Although widely ridiculed, recent scientific reviews confirm that the original report's projections in its 'base scenario' remain robust. In 2008, Australia's federal government scientific research agency CSIRO concluded that The Limits to Growth forecast of potential "global ecological and economic collapse coming up in the middle of the 21st Century" due to convergence of "peak oil, climate change, and food and water security", is "on-track." Actual current trends in these areas "resonate strongly with the overshoot and collapse displayed in the book's 'business-as-usual scenario.'"
In 2009, American Scientist published similar findings by other scientists. That review, by leading systems ecologists Prof Charles Hall of State University of New York and Prof John W Day of Louisiana State University, concluded that while the limits-to-growth model's "predictions of extreme pollution and population decline have not come true", the model results are:
"... almost exactly on course some 35 years later in 2008 (with a few appropriate assumptions)... it is important to recognise that its predictions have not been invalidated and in fact seem quite on target. We are not aware of any model made by economists that is as accurate over such a long time span."
The new Club of Rome report says that:
"The phase of mining by humans is a spectacular but very brief episode in the geological history of the planet… The limits to mineral extraction are not limits of quantity; they are limits of energy. Extracting minerals takes energy, and the more dispersed the minerals are, the more energy is needed… Only conventional ores can be profitably mined with the amounts of energy we can produce today."
The combination of mineral depletion, associated radioactive and heavy metal pollution, and the accumulation of greenhouse gases from fossil fuel exploitation is leaving our descendants the "heavy legacy" of a virtually terraformed world:
"The Earth will never be the same; it is being transformed into a new and different planet."
Drawing on the work of leading climate scientists including James Hansen, the former head of NASA's Goddard Institute for Space Studies, the report warns that a continuation of 'business as usual' exploitation of the world's fossil fuels could potentially trigger runaway global warming that, in several centuries or thousands of years, permanently destroy the planet's capacity to host life. Despite this verdict, the report argues that neither a "collapse" of the current structure of civilisation, nor the "extinction" of the human species are unavoidable.
A fundamental reorganisation of the way societies produce, manage and consume resources could support a new high-technology civilisation, but this would entail a new "circular economy" premised on wide-scale practices of recycling across production and consumption chains, a wholesale shift to renewable energy, application of agro-ecological methods to food production, and with all that, very different types of social structures.
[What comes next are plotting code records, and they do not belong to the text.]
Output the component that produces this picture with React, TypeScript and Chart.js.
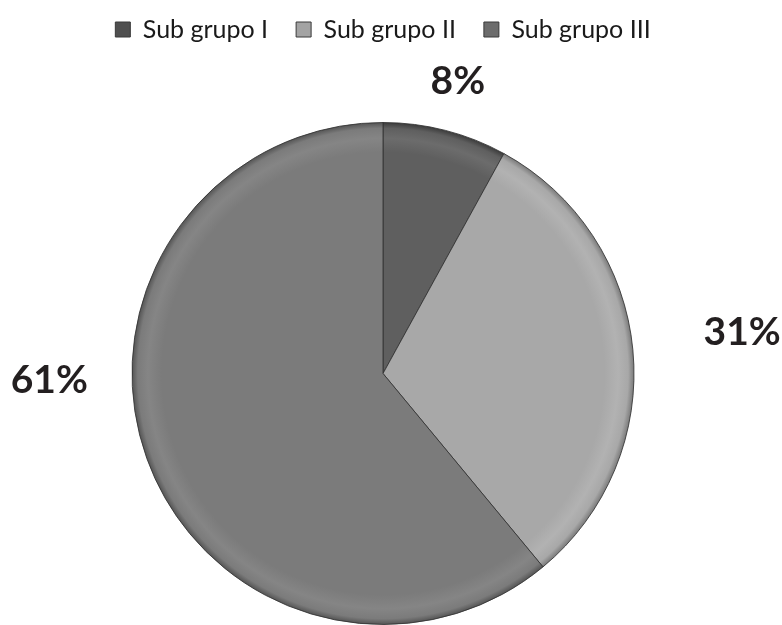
import React, { useEffect, useRef } from "react";
import { Chart, registerables } from "chart.js";

Chart.register(...registerables);

const categories = ["Sub grupo I", "Sub grupo II", "Sub grupo III"];
const values = [8, 31, 61];
const sliceColors = ["#5f5f5f", "#a8a8a8", "#7b7b7b"];
const sliceLightColors = ["#6c6c6c", "#b2b2b2", "#858585"];
const rimColors = ["#383838", "#767676", "#515151"];
const legendColors = ["#4f4f4f", "#a3a3a3", "#6c6c6c"];
const labelDistance = [1.2, 1.44, 1.33];
const labelAngleShift = [0, -1.1, 18.6];

const LEGEND_HEIGHT = 133;

const legendHeightPlugin = {
  id: "legendHeight",
  beforeLayout(chart: any) {
    const legend = chart.legend;
    if (legend && !legend.__patched) {
      const origFit = legend.fit;
      legend.fit = function () {
        origFit.call(this);
        this.height = LEGEND_HEIGHT;
      };
      legend.__patched = true;
    }
  },
};

const valueLabelPlugin = {
  id: "valueLabels",
  afterDraw(chart: any) {
    const meta = chart.getDatasetMeta(0);
    const ctx = chart.ctx;
    ctx.save();
    ctx.font = "bold 39px Lato";
    ctx.fillStyle = "#231f20";
    ctx.textAlign = "center";
    ctx.textBaseline = "middle";
    meta.data.forEach((arc: any, i: number) => {
      const { x, y, startAngle, endAngle, outerRadius } = arc.getProps(
        ["x", "y", "startAngle", "endAngle", "outerRadius"],
        true
      );
      const mid = (startAngle + endAngle) / 2 + (labelAngleShift[i] * Math.PI) / 180;
      const d = outerRadius * labelDistance[i];
      ctx.fillText(`${values[i]}%`, x + Math.cos(mid) * d, y + Math.sin(mid) * d);
    });
    ctx.restore();
  },
};

function sliceFill(ctx: any) {
  const i = ctx.dataIndex;
  const chart = ctx.chart;
  const area = chart.chartArea;
  if (!area) return sliceColors[i];
  const cx = (area.left + area.right) / 2;
  const cy = (area.top + area.bottom) / 2;
  const r = Math.min(area.right - area.left, area.bottom - area.top) / 2;
  const g = chart.ctx.createRadialGradient(cx, cy, 0, cx, cy, r);
  g.addColorStop(0, sliceColors[i]);
  g.addColorStop(0.88, sliceColors[i]);
  g.addColorStop(0.935, sliceLightColors[i]);
  g.addColorStop(0.975, sliceColors[i]);
  g.addColorStop(1, rimColors[i]);
  return g;
}

export default function App() {
  const canvasRef = useRef<HTMLCanvasElement | null>(null);

  useEffect(() => {
    document.body.style.margin = "0";
    const canvas = canvasRef.current;
    if (!canvas) return;
    const chart = new Chart(canvas, {
      type: "pie",
      data: {
        labels: categories,
        datasets: [
          {
            data: values,
            backgroundColor: sliceFill as any,
            borderColor: "rgba(50,50,50,0.85)",
            borderWidth: 1,
          },
        ],
      },
      options: {
        responsive: false,
        animation: false,
        layout: { padding: { top: -11, left: 0, right: 16, bottom: -3 } },
        plugins: {
          tooltip: { enabled: false },
          legend: {
            position: "top",
            labels: {
              boxWidth: 15,
              boxHeight: 15,
              padding: 28,
              color: "#1a1a1a",
              font: { family: "Lato", size: 25 },
              generateLabels: () =>
                categories.map((c, i) => ({
                  text: c,
                  fillStyle: legendColors[i],
                  strokeStyle: "#3a3a3a",
                  lineWidth: 1,
                  hidden: false,
                  index: i,
                  fontColor: "#1a1a1a",
                })),
            },
          },
        },
      },
      plugins: [legendHeightPlugin, valueLabelPlugin],
    });
    return () => chart.destroy();
  }, []);

  return (
    <div style={{ width: 782, height: 625, background: "#ffffff" }}>
      <canvas ref={canvasRef} width={782} height={625} />
    </div>
  );
}
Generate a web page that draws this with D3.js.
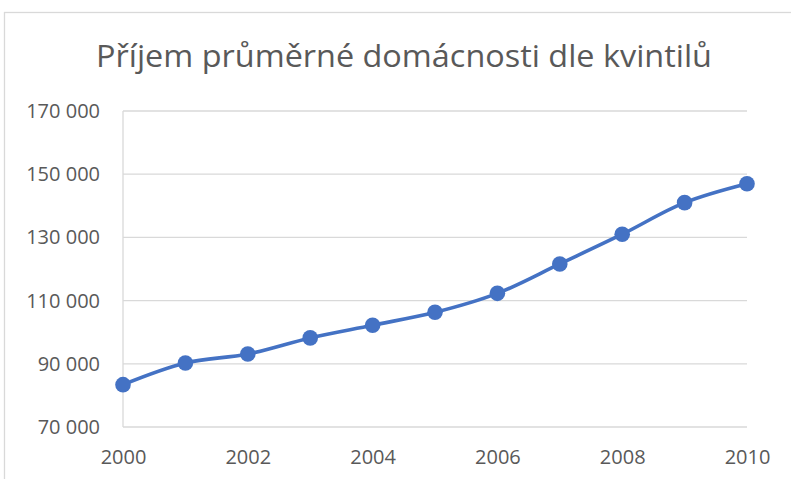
<!DOCTYPE html>
<html>
<head>
<meta charset="utf-8">
<script src="https://cdn.jsdelivr.net/npm/d3@7"></script>
<style>
  body { margin: 0; background: #fff; }
  text { font-family: "Open Sans", "Noto Sans", sans-serif; fill: #595959; }
</style>
</head>
<body>
<script>
// data
const years = [2000, 2001, 2002, 2003, 2004, 2005, 2006, 2007, 2008, 2009, 2010]
const income = [83400, 90250, 93100, 98200, 102200, 106300, 112300, 121600, 131000, 141000, 147000]
const yTicks = [70000, 90000, 110000, 130000, 150000, 170000]
const xTicks = [2000, 2002, 2004, 2006, 2008, 2010]
const title = 'Příjem průměrné domácnosti dle kvintilů'

const W = 791, H = 479
const margin = { top: 111, left: 123, right: 44, bottom: 52 }
const width = W - margin.left - margin.right,
  height = H - margin.top - margin.bottom

const svg = d3.select('body')
  .append('svg')
  .attr('width', W)
  .attr('height', H)

// chart frame
svg.append('rect')
  .attr('x', 4.5)
  .attr('y', 12.5)
  .attr('width', W + 10)
  .attr('height', H + 10)
  .attr('fill', 'none')
  .attr('stroke', '#d9d9d9')
  .attr('stroke-width', 1.3)

svg.append('text')
  .attr('x', 96)
  .attr('y', 67)
  .attr('textLength', 616)
  .attr('lengthAdjust', 'spacingAndGlyphs')
  .style('font-size', '31px')
  .text(title)

const g = svg.append('g')
  .attr('transform', `translate(${margin.left}, ${margin.top})`)

const x = d3.scaleLinear()
  .domain([2000, 2010])
  .range([0, width])

const y = d3.scaleLinear()
  .domain([70000, 170000])
  .range([height, 0])

const fmt = d => d3.format(',')(d).replace(/,/g, ' ')

// gridlines
g.append('g')
  .selectAll('line')
  .data(yTicks)
  .enter()
  .append('line')
  .attr('x1', 0)
  .attr('x2', width)
  .attr('y1', d => y(d))
  .attr('y2', d => y(d))
  .attr('stroke', '#d9d9d9')
  .attr('stroke-width', 1.3)

// left axis line
g.append('line')
  .attr('x1', 0).attr('x2', 0)
  .attr('y1', 0).attr('y2', height)
  .attr('stroke', '#d9d9d9')
  .attr('stroke-width', 1.3)

const yAxis = d3.axisLeft(y)
  .tickValues(yTicks)
  .tickFormat(fmt)
  .tickSize(0)
  .tickPadding(23)

g.append('g')
  .call(yAxis)
  .call(a => a.select('.domain').remove())
  .selectAll('text')
  .style('font-size', '20px')
  .attr('fill', '#595959')

const xAxis = d3.axisBottom(x)
  .tickValues(xTicks)
  .tickFormat(d3.format('d'))
  .tickSize(0)
  .tickPadding(23)

g.append('g')
  .attr('transform', `translate(0, ${height})`)
  .call(xAxis)
  .call(a => a.select('.domain').remove())
  .selectAll('text')
  .style('font-size', '20px')
  .attr('fill', '#595959')

const pts = years.map((yr, i) => [yr, income[i]])

const line = d3.line()
  .x(d => x(d[0]))
  .y(d => y(d[1]))
  .curve(d3.curveCatmullRom.alpha(0.5))

g.append('path')
  .datum(pts)
  .attr('d', line)
  .attr('fill', 'none')
  .attr('stroke', '#4472c4')
  .attr('stroke-width', 3.6)
  .attr('stroke-linecap', 'round')

g.append('g')
  .selectAll('circle')
  .data(pts)
  .enter()
  .append('circle')
  .attr('cx', d => x(d[0]))
  .attr('cy', d => y(d[1]))
  .attr('r', 7.8)
  .attr('fill', '#4472c4')
</script>
</body>
</html>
In the absence of a major technological breakthrough in clean energy production such as nuclear fusion – which so far seems improbable - recycling, conservation and efficiency in the management of the planet's remaining accessible mineral resources will need to be undertaken carefully and cooperatively, with the assistance of cutting-edge science.
Limits to economic growth, or even "degrowth", the report says, do not need to imply an end to prosperity, but rather require a conscious decision by societies to lower their environmental impacts, reduce wasteful consumption, and increase efficiency – changes which could in fact increase quality of life while lowering inequality.
These findings of the new Club of Rome report have been confirmed by other major research projects. In January last year, a detailed scientific study by Anglia Ruskin University's Global Sustainability Institute commissioned by the Institute and Faculty of Actuaries, found "overwhelming" evidence for resource constraints:
"... across a range of resources over the short (years) and medium (decades) term… Resource constraints will, at best, increase energy and commodity prices over the next century and, at worse, trigger a long term decline in the global economy and civil unrest."
The good news, though is that "If governments and economic agents anticipate resource constraints and act in a constructive manner, many of the worst affects can be avoided."
According to Dr Aled Jones, lead author of the study and head of the Global Sustainability Institute:
"Resource constraints will, at best, steadily increase energy and commodity prices over the next century and, at worst, could represent financial disaster, with the assets of pension schemes effectively wiped out and pensions reduced to negligible levels."
It is imperative to recognise that "dwindling resources raise the possibility of a limit to economic growth in the medium term."
In his 2014 report to the Club of Rome, Prof Bardi takes a long-term view of the prospects for humanity, noting that the many technological achievements of industrial societies mean there is still a chance now to ensure the survival and prosperity of a future post-industrial civilization:
"It is not easy to imagine the details of the society that will emerge on an Earth stripped of its mineral ores but still maintaining a high technological level. We can say, however, that most of the crucial technologies for our society can function without rare minerals or with very small amounts of them, although with modifications and at lower efficiency."
Although expensive and environmentally intrusive industrial structures "like highways and plane travel" would become obsolete, technologies like "the Internet, computers, robotics, long-range communications, public transportation, comfortable homes, food security, and more" could remain attainable with the right approach - even if societies undergo disastrous crises in the short-run.
Bardi is surprisingly matter-of-fact about the import of his study. "I am not a doomster," he told me. "Unfortunately, depletion is a fact of life, not unlike death and taxes. We cannot ignore depletion - just like it is not a good idea to ignore death and taxes…
"If we insist in investing most of what remains for fossil fuels; then we are truly doomed. Yet I think that we still have time to manage the transition. To counter depletion, we must invest a substantial amount of the remaining resources in renewable energy and efficient recycling technologies - things which are not subjected to depletion. And we need to do that before is too late, that is before the energy return on investment of fossil fuels has declined so much that we have nothing left to invest."